‘Perfect storm’ causing industry ‘nosedive’

Posted on 19 Sep 2019 and read 558 times
‘Perfect storm’ causing industry ‘nosedive’Britain’s manufacturers are firmly in a ‘nosedive’ as the ‘perfect storm’ of Brexit uncertainty, a slowdown in major markets and trade wars take their toll, according to a survey published by Make UK (the manufacturers’ organisation) and business advisory firm BDO.

This Manufacturing Outlook survey comes on the back of the latest PMI data showing that all indicators have weakened significantly, with investment and domestic orders in particular turning negative.

The survey also shows that a weaker currency is providing no solace, with export orders down despite prices falling. This indicates that foreign customers are not buying British goods, even though they are 6% cheaper than this time last year.

Tom Lawton, head of manufacturing at BDO (www.bdo.co.uk), said: “Global competition, skills shortages, lack of a coherent industrial strategy from Government and continuing technological disruption have made UK manufacturing a challenging sector for decades.

The long shadow cast by the possibilities of a ‘no-deal’ Brexit and the uncertainty of recent months has only added to the difficulties for the sector.

“A cliff-edge decision on a ‘deal’ or ‘no-deal’ Brexit will mean a double whammy of continuing weaker demand for products and fundamental disruption to supply chains.

The impact on supply chains will be particularly felt in the UK automotive sector, where car parts are sourced from different European countries and delivered on a just-in-time basis before being finally assembled in the UK.

“Already suffering from a fall in output for 14 successive months, car assembly — the jewel in the crown of UK manufacturing — would be hit particularly hard by a ‘no-deal’ Brexit.

The Government must strain every sinew to reach a Brexit ‘deal’ that protects UK manufacturing.

“With this harsh outlook it is not surprising that both investment and recruitment intentions have also weakened significantly.
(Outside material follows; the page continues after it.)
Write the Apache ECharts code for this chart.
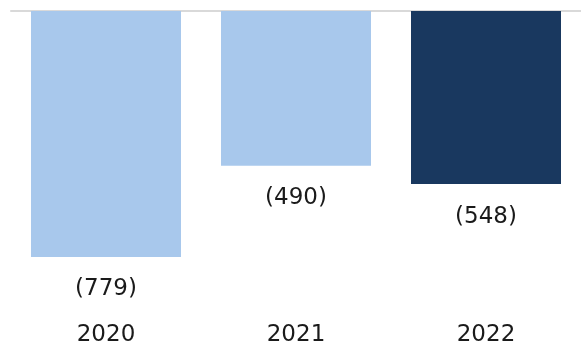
<!DOCTYPE html>
<html><head><meta charset="utf-8">
<script src="https://cdn.jsdelivr.net/npm/echarts@6/dist/echarts.min.js"></script>
<style>html,body{margin:0;padding:0;background:#fff}#c{width:581px;height:348px}</style>
</head><body><div id="c"></div>
<script>
var categories = ['2020', '2021', '2022'];
var values = [-779, -490, -548];
var valueLabels = ['(779)', '(490)', '(548)'];
var barColors = ['#a8c8ec', '#a8c8ec', '#19385f'];

var chart = echarts.init(document.getElementById('c'), null, {renderer: 'canvas'});
chart.setOption({
  animation: false,
  grid: {left: 11, right: 0, top: 11, height: 300},
  xAxis: [{
    type: 'category', data: categories, position: 'bottom',
    axisLine: {show: false}, axisTick: {show: false},
    axisLabel: {fontFamily: 'DejaVu Sans', fontSize: 23, color: '#1a1a1a', margin: 13}
  }, {
    type: 'category', data: categories, position: 'top',
    axisLine: {show: true, lineStyle: {color: '#d9d9d9', width: 2}},
    axisTick: {show: false}, axisLabel: {show: false}
  }],
  yAxis: {type: 'value', min: -950, max: 0, show: false, splitLine: {show: false}},
  series: [{
    type: 'bar', xAxisIndex: 0, barWidth: 150,
    data: values.map(function (v, i) {
      return {value: v, itemStyle: {color: barColors[i]}};
    }),
    label: {
      show: true, position: 'bottom', distance: 21,
      fontFamily: 'DejaVu Sans', fontSize: 23, color: '#1a1a1a',
      formatter: function (p) { return valueLabels[p.dataIndex]; }
    }
  }]
});
</script></body></html>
Recruitment has continued the decline witnessed for the last four quarters.

“Furthermore, investment intentions, which have been paralysed for the last year, have now entered negative territory for the first time since Q3 2016 — the immediate aftermath of the Brexit referendum.”

As a result of this weakening picture, Make UK is now forecasting manufacturing growth of just 0.1% in 2019 (down from 0.2%) and 0.6% in 2020 (down from 0.8%).

GDP is forecast at 1.1% in 2019 and 1.4% in 2020.

Make UK says these forecasts are based on avoiding a ‘no-deal’ Brexit.